** Start **
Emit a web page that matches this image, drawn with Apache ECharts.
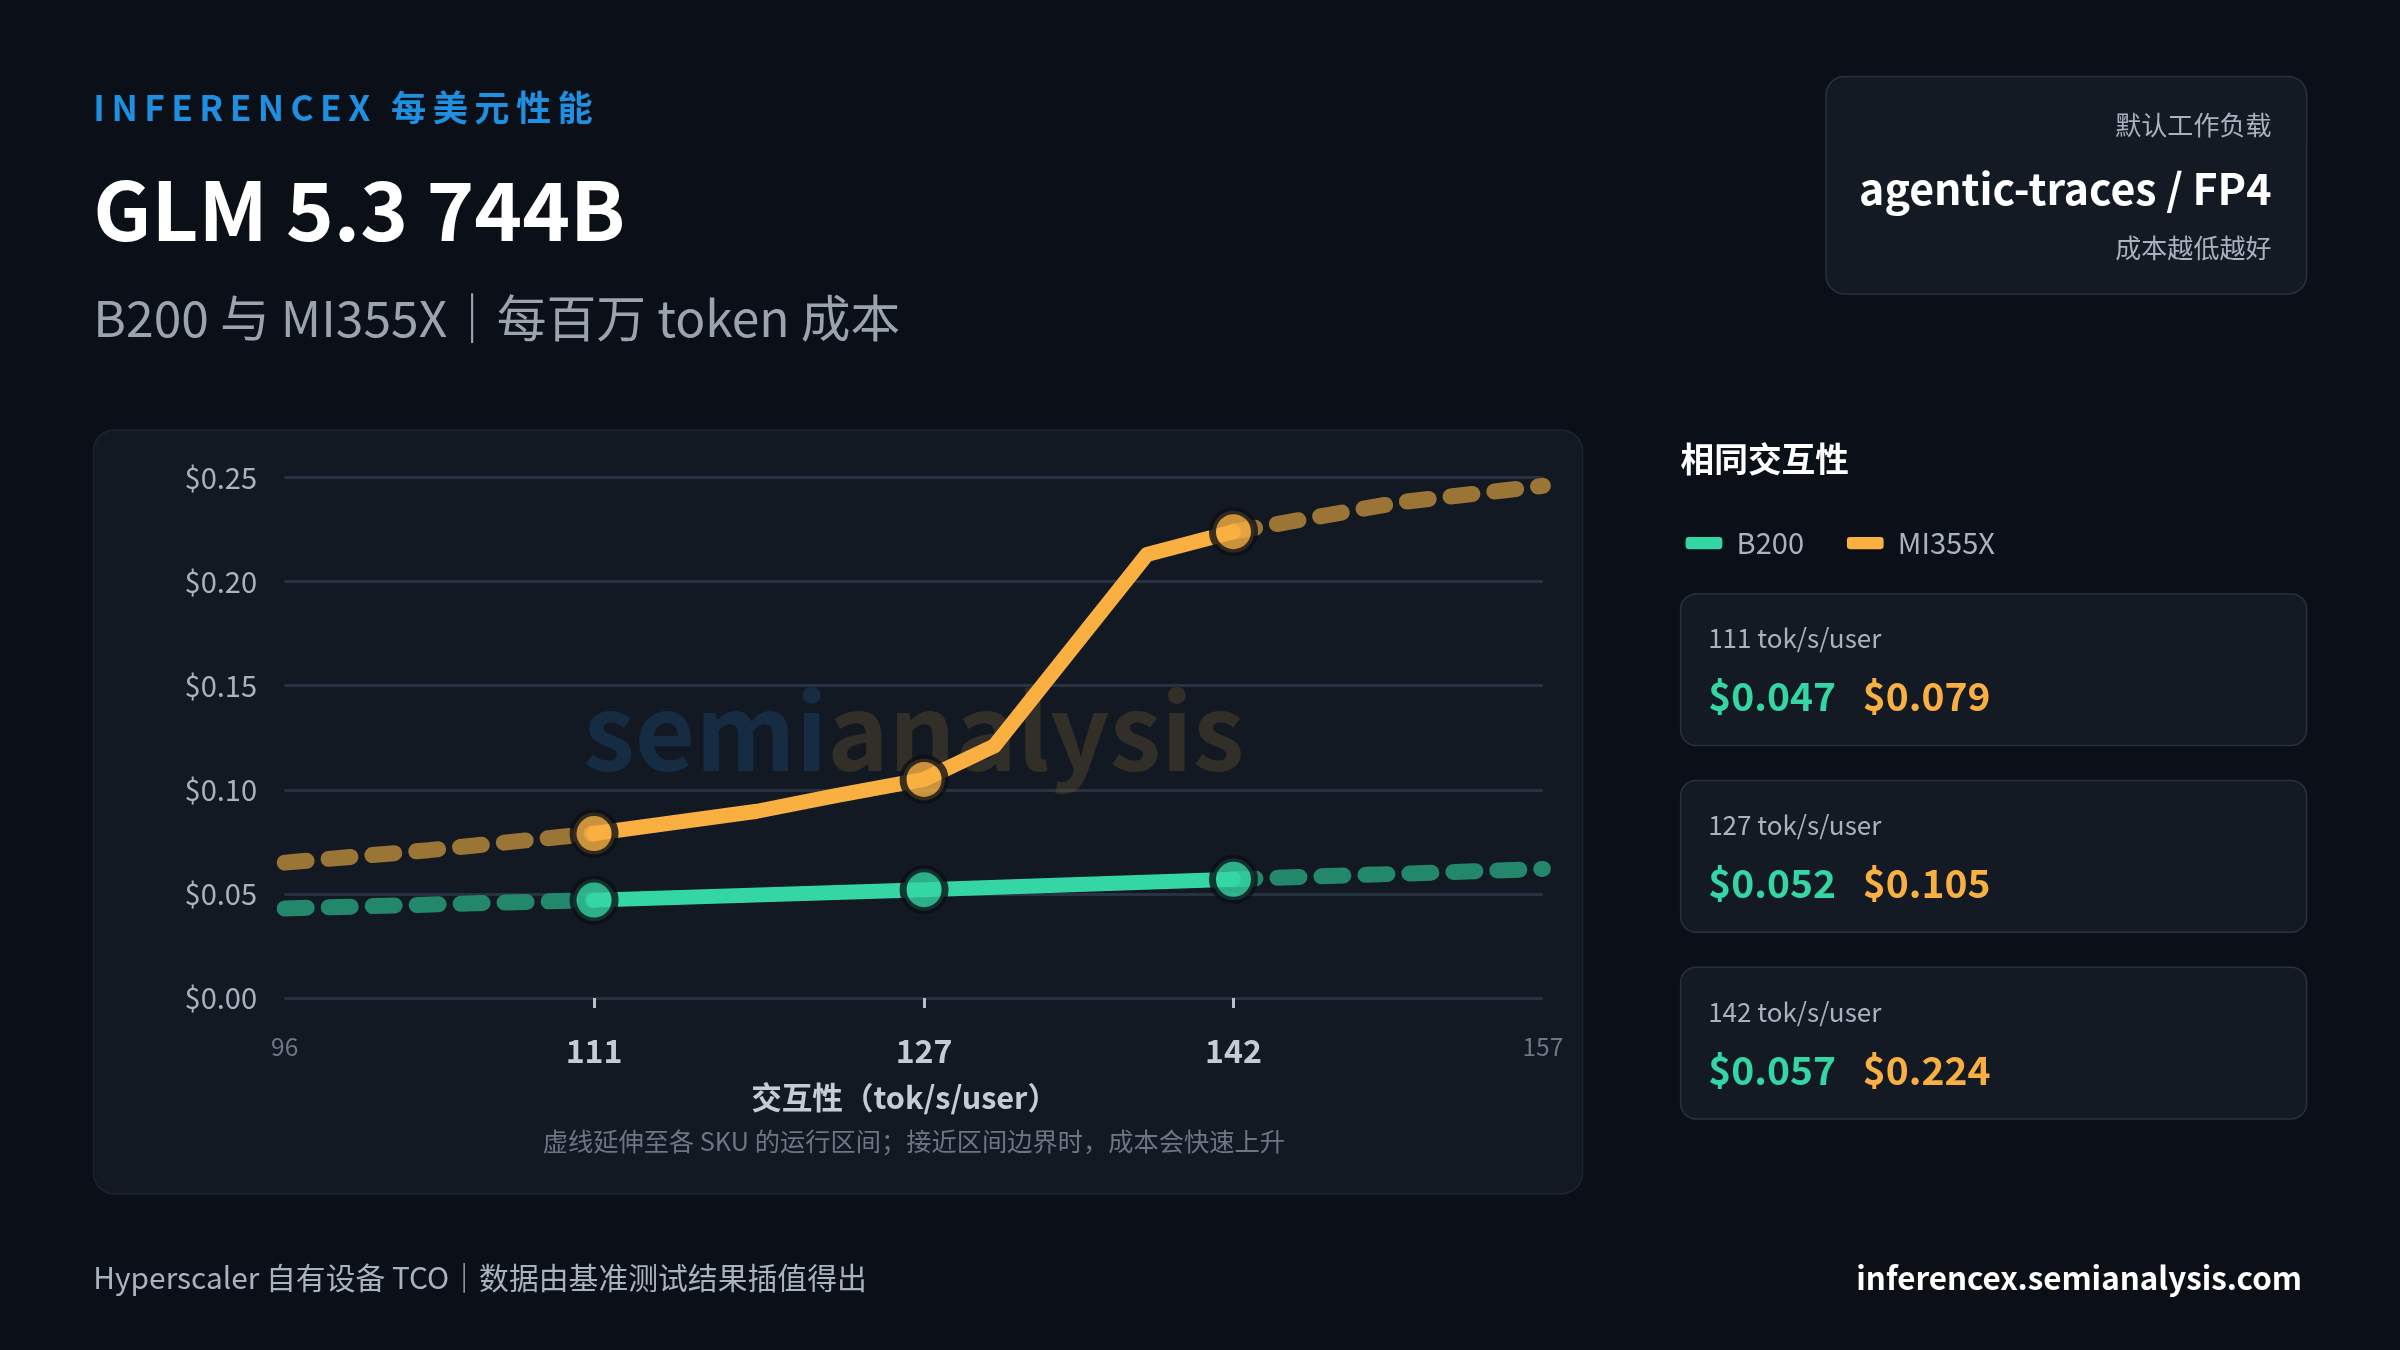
<!DOCTYPE html>
<html><head><meta charset="utf-8">
<script src="https://cdn.jsdelivr.net/npm/echarts@6/dist/echarts.min.js"></script>
<style>html,body{margin:0;padding:0;background:#0b0f17}#c{width:2400px;height:1350px}</style>
</head><body><div id="c"></div>
<script>
const S = 2400/1568;
const FONT = '"Noto Sans CJK SC","Noto Sans",sans-serif';
const yTicks = [0, 0.05, 0.10, 0.15, 0.20, 0.25];
const xLabels = [96, 111, 127, 142, 157];
const keyX = [111, 127, 142];
const b200Left = [[96,0.043],[111,0.047]];
const b200Solid = [[111,0.047],[127,0.052],[142,0.057]];
const b200Right = [[142,0.057],[157,0.062]];
const miLeft = [[96,0.065],[103,0.071],[111,0.079]];
const miSolid = [[111,0.079],[118.9,0.0897],[122.6,0.097],[127,0.105],[130.4,0.121],[134.1,0.167],[137.8,0.213],[142,0.224]];
const miRight = [[142,0.224],[150,0.238],[157,0.246]];
const b200Pts = [[111,0.047],[127,0.052],[142,0.057]];
const miPts = [[111,0.079],[127,0.105],[142,0.224]];
const cards = [
  {label:'111 tok/s/user', b:'$0.047', m:'$0.079'},
  {label:'127 tok/s/user', b:'$0.052', m:'$0.105'},
  {label:'142 tok/s/user', b:'$0.057', m:'$0.224'}
];
const GREEN='#34d6a4', ORANGE='#f9b041', GREEN_D='#23876b', ORANGE_D='#9a7535';
const chart = echarts.init(document.getElementById('c'));
const g = [];
function t(x,y,text,size,color,weight,align,extra){
  g.push({type:'text',x:x*S,y:y*S,style:Object.assign({text:text,fontSize:size*S,fill:color,fontWeight:weight||'normal',fontFamily:FONT,align:align||'left',verticalAlign:'middle'},extra||{}),z:10});
}
(function(){
  const cv=document.createElement('canvas').getContext('2d');
  const fs=23*S; cv.font='bold '+fs+'px '+FONT;
  let x=61*S; const str='INFERENCEX 每美元性能';
  for(const ch of str){
    g.push({type:'text',x:x,y:70*S,style:{text:ch,fontSize:fs,fill:'#1f8fe0',fontWeight:'bold',fontFamily:FONT,verticalAlign:'middle'},z:10});
    x+=cv.measureText(ch).width+4.2*S;
  }
})();
g.push({type:'rect',shape:{x:61*S,y:281*S,width:973*S,height:499*S,r:14*S},style:{fill:'#121923',stroke:'#1c2430',lineWidth:1.5},z:0});
g.push({type:'rect',shape:{x:1193*S,y:50*S,width:314*S,height:142*S,r:12*S},style:{fill:'#131a24',stroke:'#283140',lineWidth:1.5},z:0});
t(1484,82,'默认工作负载',17,'#a9b2bf','normal','right');
t(1484,123,'agentic-traces / FP4',28,'#ffffff','bold','right');
t(1484,162,'成本越低越好',17,'#a9b2bf','normal','right');
t(61,137,'GLM 5.3 744B',53,'#ffffff','bold');
t(61,208,'B200 与 MI355X｜每百万 token 成本',32.5,'#9aa3ae','normal');
g.push({type:'text',x:597*S,y:478*S,style:{text:'{a|semi}{b|analysis}',rich:{a:{fill:'rgba(30,80,130,0.35)',fontSize:68*S,fontWeight:'bold',fontFamily:FONT},b:{fill:'rgba(110,90,50,0.35)',fontSize:68*S,fontWeight:'bold',fontFamily:FONT}},align:'center',verticalAlign:'middle'},z:1});
t(591,717,'交互性（tok/s/user）',20,'#c5ccd6','bold','center');
t(597,746,'虚线延伸至各 SKU 的运行区间；接近区间边界时，成本会快速上升',16.5,'#6c7684','normal','center');
t(1098,300,'相同交互性',22,'#ffffff','bold');
cards.forEach((c,i)=>{
  const y0 = 388 + i*122;
  g.push({type:'rect',shape:{x:1098*S,y:y0*S,width:409*S,height:99*S,r:10*S},style:{fill:'#131a24',stroke:'#283140',lineWidth:1.5},z:0});
  t(1116,y0+29,c.label,17,'#a9b2bf');
  t(1116,y0+67,c.b,25.5,GREEN,'bold');
  t(1217,y0+67,c.m,25.5,ORANGE,'bold');
});
t(61,835,'Hyperscaler 自有设备 TCO｜数据由基准测试结果插值得出',19.5,'#a9b2bf');
t(1504,835,'inferencex.semianalysis.com',20.5,'#ffffff','bold','right');

const dashStyle = (c)=>({color:c,width:16,type:[22,22],cap:'round'});
const solidStyle = (c)=>({color:c,width:15,cap:'round',join:'round'});
function line(name,data,ls,z){return {type:'line',name:name,data:data,showSymbol:false,symbol:'none',lineStyle:ls,z:z,silent:true};}
chart.setOption({
  backgroundColor:'#0b0f17',
  animation:false,
  textStyle:{fontFamily:FONT},
  legend:{left:1098*S,top:342*S,itemWidth:24*S,itemHeight:8*S,itemGap:28*S,icon:'roundRect',
    textStyle:{color:'#a9b2bf',fontSize:19*S,fontFamily:FONT,padding:[0,0,0,6*S]},
    data:[{name:'B200',itemStyle:{color:GREEN}},{name:'MI355X',itemStyle:{color:ORANGE}}]},
  grid:{left:186*S,right:2400-1008*S,top:312*S,bottom:1350-652*S,containLabel:false},
  xAxis:{type:'value',min:96,max:157,
    axisLine:{show:false},splitLine:{show:false},
    axisTick:{show:true,customValues:keyX,length:10,lineStyle:{color:'#b8c0cc',width:3}},
    axisLabel:{customValues:xLabels,margin:24*S,formatter:v=>keyX.includes(v)?'{k|'+v+'}':'{s|'+v+'}',
      rich:{k:{fontSize:21*S,fontWeight:'bold',color:'#c5ccd6',fontFamily:FONT},s:{fontSize:16*S,color:'#6c7684',fontFamily:FONT,padding:[0,6*S,0,6*S]}}}},
  yAxis:{type:'value',min:0,max:0.25,interval:0.05,
    axisLine:{show:false},axisTick:{show:false},
    splitLine:{lineStyle:{color:'#273242',width:3}},
    axisLabel:{margin:18*S,color:'#a9b2bf',fontSize:19*S,padding:[10*S,0,0,0],formatter:v=>'$'+v.toFixed(2)}},
  series:[
    line('B200',b200Left,dashStyle(GREEN_D),2),
    line('B200',b200Right,dashStyle(GREEN_D),2),
    line('MI355X',miLeft,dashStyle(ORANGE_D),2),
    line('MI355X',miRight,dashStyle(ORANGE_D),2),
    line('B200',b200Solid,solidStyle(GREEN),3),
    line('MI355X',miSolid,solidStyle(ORANGE),3),
    {type:'scatter',name:'B200',data:b200Pts,symbolSize:42,itemStyle:{color:GREEN,borderColor:'#0b0f17',borderWidth:7},z:5},
    {type:'scatter',name:'MI355X',data:miPts,symbolSize:42,itemStyle:{color:ORANGE,borderColor:'#0b0f17',borderWidth:7},z:5}
  ],
  graphic:g
});
</script></body></html>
** End **
**EXERCISE REQUIREMENTS:** Retype everything in the material word for word, minus pictures.

**OUTPUT BELOW:**
Emit a web page that matches this image, drawn with Apache ECharts.
<!DOCTYPE html>
<html><head><meta charset="utf-8">
<script src="https://cdn.jsdelivr.net/npm/echarts@6/dist/echarts.min.js"></script>
<style>html,body{margin:0;padding:0;background:#0b0f17}#c{width:2400px;height:1350px}</style>
</head><body><div id="c"></div>
<script>
const S = 2400/1568;
const FONT = '"Noto Sans CJK SC","Noto Sans",sans-serif';
const yTicks = [0, 0.05, 0.10, 0.15, 0.20, 0.25];
const xLabels = [96, 111, 127, 142, 157];
const keyX = [111, 127, 142];
const b200Left = [[96,0.043],[111,0.047]];
const b200Solid = [[111,0.047],[127,0.052],[142,0.057]];
const b200Right = [[142,0.057],[157,0.062]];
const miLeft = [[96,0.065],[103,0.071],[111,0.079]];
const miSolid = [[111,0.079],[118.9,0.0897],[122.6,0.097],[127,0.105],[130.4,0.121],[134.1,0.167],[137.8,0.213],[142,0.224]];
const miRight = [[142,0.224],[150,0.238],[157,0.246]];
const b200Pts = [[111,0.047],[127,0.052],[142,0.057]];
const miPts = [[111,0.079],[127,0.105],[142,0.224]];
const cards = [
  {label:'111 tok/s/user', b:'$0.047', m:'$0.079'},
  {label:'127 tok/s/user', b:'$0.052', m:'$0.105'},
  {label:'142 tok/s/user', b:'$0.057', m:'$0.224'}
];
const GREEN='#34d6a4', ORANGE='#f9b041', GREEN_D='#23876b', ORANGE_D='#9a7535';
const chart = echarts.init(document.getElementById('c'));
const g = [];
function t(x,y,text,size,color,weight,align,extra){
  g.push({type:'text',x:x*S,y:y*S,style:Object.assign({text:text,fontSize:size*S,fill:color,fontWeight:weight||'normal',fontFamily:FONT,align:align||'left',verticalAlign:'middle'},extra||{}),z:10});
}
(function(){
  const cv=document.createElement('canvas').getContext('2d');
  const fs=23*S; cv.font='bold '+fs+'px '+FONT;
  let x=61*S; const str='INFERENCEX 每美元性能';
  for(const ch of str){
    g.push({type:'text',x:x,y:70*S,style:{text:ch,fontSize:fs,fill:'#1f8fe0',fontWeight:'bold',fontFamily:FONT,verticalAlign:'middle'},z:10});
    x+=cv.measureText(ch).width+4.2*S;
  }
})();
g.push({type:'rect',shape:{x:61*S,y:281*S,width:973*S,height:499*S,r:14*S},style:{fill:'#121923',stroke:'#1c2430',lineWidth:1.5},z:0});
g.push({type:'rect',shape:{x:1193*S,y:50*S,width:314*S,height:142*S,r:12*S},style:{fill:'#131a24',stroke:'#283140',lineWidth:1.5},z:0});
t(1484,82,'默认工作负载',17,'#a9b2bf','normal','right');
t(1484,123,'agentic-traces / FP4',28,'#ffffff','bold','right');
t(1484,162,'成本越低越好',17,'#a9b2bf','normal','right');
t(61,137,'GLM 5.3 744B',53,'#ffffff','bold');
t(61,208,'B200 与 MI355X｜每百万 token 成本',32.5,'#9aa3ae','normal');
g.push({type:'text',x:597*S,y:478*S,style:{text:'{a|semi}{b|analysis}',rich:{a:{fill:'rgba(30,80,130,0.35)',fontSize:68*S,fontWeight:'bold',fontFamily:FONT},b:{fill:'rgba(110,90,50,0.35)',fontSize:68*S,fontWeight:'bold',fontFamily:FONT}},align:'center',verticalAlign:'middle'},z:1});
t(591,717,'交互性（tok/s/user）',20,'#c5ccd6','bold','center');
t(597,746,'虚线延伸至各 SKU 的运行区间；接近区间边界时，成本会快速上升',16.5,'#6c7684','normal','center');
t(1098,300,'相同交互性',22,'#ffffff','bold');
cards.forEach((c,i)=>{
  const y0 = 388 + i*122;
  g.push({type:'rect',shape:{x:1098*S,y:y0*S,width:409*S,height:99*S,r:10*S},style:{fill:'#131a24',stroke:'#283140',lineWidth:1.5},z:0});
  t(1116,y0+29,c.label,17,'#a9b2bf');
  t(1116,y0+67,c.b,25.5,GREEN,'bold');
  t(1217,y0+67,c.m,25.5,ORANGE,'bold');
});
t(61,835,'Hyperscaler 自有设备 TCO｜数据由基准测试结果插值得出',19.5,'#a9b2bf');
t(1504,835,'inferencex.semianalysis.com',20.5,'#ffffff','bold','right');

const dashStyle = (c)=>({color:c,width:16,type:[22,22],cap:'round'});
const solidStyle = (c)=>({color:c,width:15,cap:'round',join:'round'});
function line(name,data,ls,z){return {type:'line',name:name,data:data,showSymbol:false,symbol:'none',lineStyle:ls,z:z,silent:true};}
chart.setOption({
  backgroundColor:'#0b0f17',
  animation:false,
  textStyle:{fontFamily:FONT},
  legend:{left:1098*S,top:342*S,itemWidth:24*S,itemHeight:8*S,itemGap:28*S,icon:'roundRect',
    textStyle:{color:'#a9b2bf',fontSize:19*S,fontFamily:FONT,padding:[0,0,0,6*S]},
    data:[{name:'B200',itemStyle:{color:GREEN}},{name:'MI355X',itemStyle:{color:ORANGE}}]},
  grid:{left:186*S,right:2400-1008*S,top:312*S,bottom:1350-652*S,containLabel:false},
  xAxis:{type:'value',min:96,max:157,
    axisLine:{show:false},splitLine:{show:false},
    axisTick:{show:true,customValues:keyX,length:10,lineStyle:{color:'#b8c0cc',width:3}},
    axisLabel:{customValues:xLabels,margin:24*S,formatter:v=>keyX.includes(v)?'{k|'+v+'}':'{s|'+v+'}',
      rich:{k:{fontSize:21*S,fontWeight:'bold',color:'#c5ccd6',fontFamily:FONT},s:{fontSize:16*S,color:'#6c7684',fontFamily:FONT,padding:[0,6*S,0,6*S]}}}},
  yAxis:{type:'value',min:0,max:0.25,interval:0.05,
    axisLine:{show:false},axisTick:{show:false},
    splitLine:{lineStyle:{color:'#273242',width:3}},
    axisLabel:{margin:18*S,color:'#a9b2bf',fontSize:19*S,padding:[10*S,0,0,0],formatter:v=>'$'+v.toFixed(2)}},
  series:[
    line('B200',b200Left,dashStyle(GREEN_D),2),
    line('B200',b200Right,dashStyle(GREEN_D),2),
    line('MI355X',miLeft,dashStyle(ORANGE_D),2),
    line('MI355X',miRight,dashStyle(ORANGE_D),2),
    line('B200',b200Solid,solidStyle(GREEN),3),
    line('MI355X',miSolid,solidStyle(ORANGE),3),
    {type:'scatter',name:'B200',data:b200Pts,symbolSize:42,itemStyle:{color:GREEN,borderColor:'#0b0f17',borderWidth:7},z:5},
    {type:'scatter',name:'MI355X',data:miPts,symbolSize:42,itemStyle:{color:ORANGE,borderColor:'#0b0f17',borderWidth:7},z:5}
  ],
  graphic:g
});
</script></body></html>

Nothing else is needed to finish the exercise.